While Jupiter approaches earth at its opposition point every 13 months, there’s another reason the planet is so close and so bright. It also is approaching its “perihelion,” which is the closest it gets to the sun in its orbit. Jupiter reaches perihelion once every 12 Earth years, which is one reason so many years have passed since it was this close to Earth. Perihelion will occur in January.

“Jupiter isn’t always exactly closest to earth on the day of its opposition,” explains the astronomy site EarthSky. “But in 2022, Jupiter’s opposition to the sun and closest approach to earth fall on the same day. That’s because opposition takes place so near in time to Jupiter’s perihelion. If it’s nearly closest to the sun, and we go between it and the sun … it’s a close opposition for us. The juxtaposition of Jupiter’s opposition in late 2022, and perihelion in early 2023, brings the planet closer to earth at this opposition than it has been for 70 years.”

Currently, Jupiter becomes prominent in the eastern sky after sunset and crosses the sky overnight, remaining visible in the western sky at sunrise. It will rise above the eastern horizon later and later in the evening until it reaches opposition on Sept. 26, when it will rise right at sunset.

Jupiter is the largest planet in the solar system and typically is the third-brightest celestial object in the nighttime sky after the moon and Venus, according to Ron Hranac of the Denver Astronomical Society.
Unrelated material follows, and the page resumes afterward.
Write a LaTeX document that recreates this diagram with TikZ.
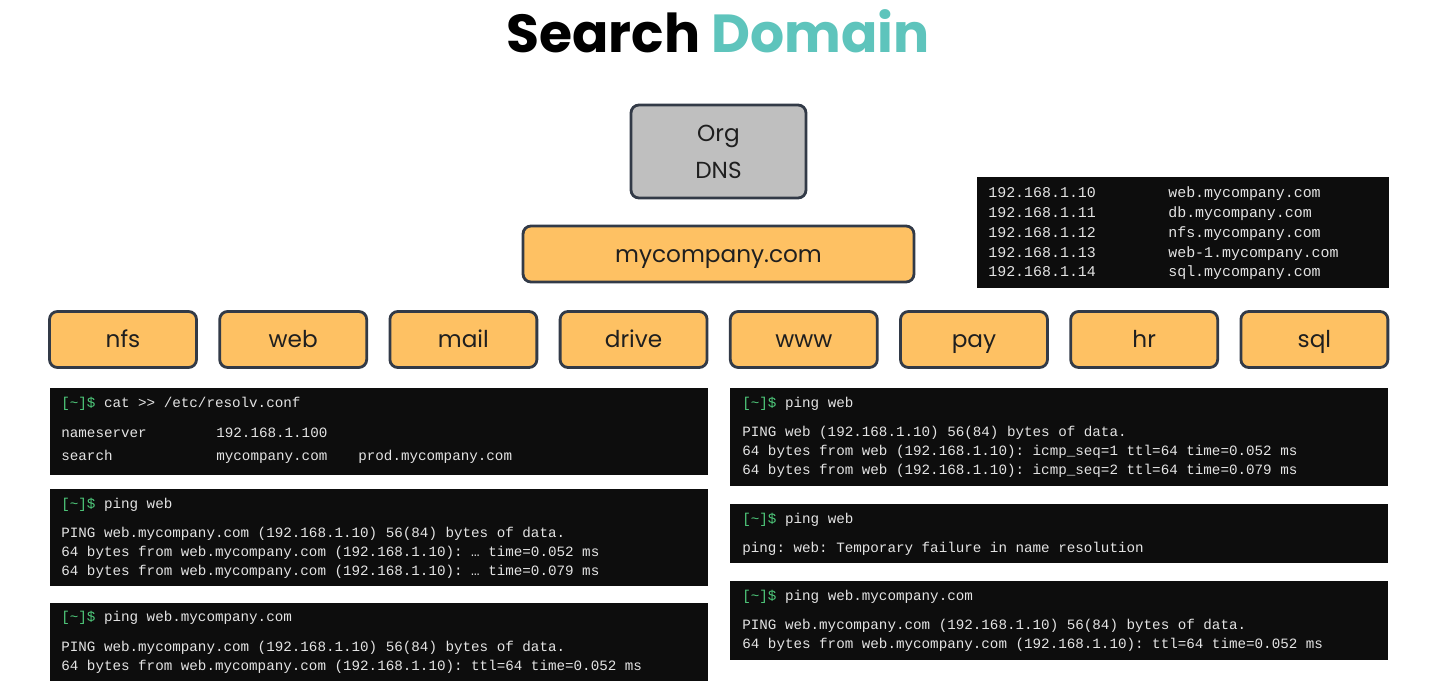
\documentclass[tikz,border=0pt]{standalone}
\usepackage{fontspec}
\setmainfont{Poppins}
\setmonofont{Liberation Mono}

\definecolor{orangebox}{HTML}{FEC163}
\definecolor{graybox}{HTML}{BFBFBF}
\definecolor{boxline}{HTML}{323A47}
\definecolor{termbg}{HTML}{0D0D0D}
\definecolor{termtext}{HTML}{E4E4E4}
\definecolor{promptgreen}{HTML}{4FCB7C}
\definecolor{titleteal}{HTML}{5EC4BC}

\newcommand{\prompt}{\textcolor{promptgreen}{[\textasciitilde]\$}}

\tikzset{
  domainbox/.style={draw=boxline, line width=1.6pt, rounded corners=4.5pt, fill=orangebox,
    text=black!88, font=\fontsize{13.2}{18}\selectfont, inner sep=0pt,
    text height=11pt, text depth=1.6pt},
  terminal/.style={fill=termbg, anchor=north west, inner sep=0pt},
  termline/.style={anchor=base west, inner sep=0pt, text=termtext,
    font=\ttfamily\fontsize{8.1}{10}\selectfont},
}

\begin{document}
\begin{tikzpicture}[x=0.02cm,y=-0.02cm]
\useasboundingbox[fill=white] (0,0) rectangle (1434,685);

\node[anchor=base, inner sep=0pt, font=\bfseries\fontsize{30.5}{36}\selectfont]
  (title) at (718,53) {Search \textcolor{titleteal}{Domain}};

\node[domainbox, fill=graybox, minimum width=3.5cm, minimum height=1.86cm, align=center,
  text height=, text depth=, font=\fontsize{13.2}{21}\selectfont] (orgdns) at (718.5,151.5) {Org\\DNS};
\node[domainbox, minimum width=7.82cm, minimum height=1.12cm] (mycompany) at (718.5,254) {mycompany.com};

\foreach \name [count=\i from 0] in {nfs,web,mail,drive,www,pay,hr,sql}
  \node[domainbox, minimum width=2.94cm, minimum height=1.12cm] (\name) at (123+\i*170.2,339.5) {\name};

% hosts table
\node[terminal, minimum width=8.24cm, minimum height=2.22cm] (hosts) at (977,177) {};
\foreach \ip/\host [count=\i from 0] in {10/web,11/db,12/nfs,13/web-1,14/sql} {
  \node[termline, font=\ttfamily\fontsize{8.5}{10}\selectfont] (ip\i) at (988,198+\i*19.7) {192.168.1.\ip};
  \node[termline, font=\ttfamily\fontsize{8.5}{10}\selectfont] (host\i) at (1168,198+\i*19.7) {\host.mycompany.com};
}

% left terminals
\node[terminal, minimum width=13.16cm, minimum height=1.74cm] (resolv) at (50,388) {};
\node[termline] (r0) at (61,408) {\prompt{} cat {>}{>} /etc/resolv.conf};
\node[termline] (r1) at (61,438) {nameserver};
\node[termline] (r2) at (216,438) {192.168.1.100};
\node[termline] (r3) at (61,461) {search};
\node[termline] (r4) at (216,461) {mycompany.com};
\node[termline] (r5) at (358,461) {prod.mycompany.com};

\node[terminal, minimum width=13.16cm, minimum height=1.94cm] (pingone) at (50,489) {};
\node[termline] (a0) at (61,509) {\prompt{} ping web};
\node[termline] (a1) at (61,538) {PING web.mycompany.com (192.168.1.10) 56(84) bytes of data.};
\node[termline] (a2) at (61,557) {64 bytes from web.mycompany.com (192.168.1.10): … time=0.052 ms};
\node[termline] (a3) at (61,576) {64 bytes from web.mycompany.com (192.168.1.10): … time=0.079 ms};

\node[terminal, minimum width=13.16cm, minimum height=1.56cm] (pingtwo) at (50,603) {};
\node[termline] (b0) at (61,622) {\prompt{} ping web.mycompany.com};
\node[termline] (b1) at (61,652) {PING web.mycompany.com (192.168.1.10) 56(84) bytes of data.};
\node[termline] (b2) at (61,671) {64 bytes from web.mycompany.com (192.168.1.10): ttl=64 time=0.052 ms};

% right terminals
\node[terminal, minimum width=13.16cm, minimum height=1.96cm] (pingthree) at (730,388) {};
\node[termline] (c0) at (742,408) {\prompt{} ping web};
\node[termline] (c1) at (742,437) {PING web (192.168.1.10) 56(84) bytes of data.};
\node[termline] (c2) at (742,456) {64 bytes from web (192.168.1.10): icmp\_seq=1 ttl=64 time=0.052 ms};
\node[termline] (c3) at (742,475) {64 bytes from web (192.168.1.10): icmp\_seq=2 ttl=64 time=0.079 ms};

\node[terminal, minimum width=13.16cm, minimum height=1.18cm] (pingfour) at (730,504) {};
\node[termline] (d0) at (742,524) {\prompt{} ping web};
\node[termline] (d1) at (742,553) {ping: web: Temporary failure in name resolution};

\node[terminal, minimum width=13.16cm, minimum height=1.58cm] (pingfive) at (730,581) {};
\node[termline] (e0) at (742,601) {\prompt{} ping web.mycompany.com};
\node[termline] (e1) at (742,630) {PING web.mycompany.com (192.168.1.10) 56(84) bytes of data.};
\node[termline] (e2) at (742,649) {64 bytes from web.mycompany.com (192.168.1.10): ttl=64 time=0.052 ms};

\end{tikzpicture}
\end{document}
The International Space Station can appear brighter than Venus and Jupiter, though, depending on where it is in its orbit.

According to Jeffrey Hunt, a retired Illinois planetarium director whose website (whenthecurveslineup.com) tracks easily observed celestial events for amateur sky gazers, Jupiter has grown 2.5 times brighter than it was last spring when it was in a position of “super conjunction,” meaning it was on the opposite side of the sun in relation to Earth.

“During April, Jupiter was 5.9 times Earth’s distance to the sun from us,” said Hunt, using a unit of measurement known as Astronomical Units, which are equivalent to the average distance between the Earth and the sun. “At opposition, the separation (will be) reduced to 3.9 times the Earth-sun distance.”

Jupiter has more than 70 moons, four of which were discovered by Galileo with a telescope in 1610, and some may become visible through binoculars as it grows closer to Earth this month.

If you’d like to view it through a telescope and don’t have one, the Sommers-Bausch Observatory at the University of Colorado hosts free public open houses on Fridays at 8 p.m., weather permitting. The observatory has several powerful telescopes visitors can use on open house nights, attended by CU faculty and students who are on hand to answer questions.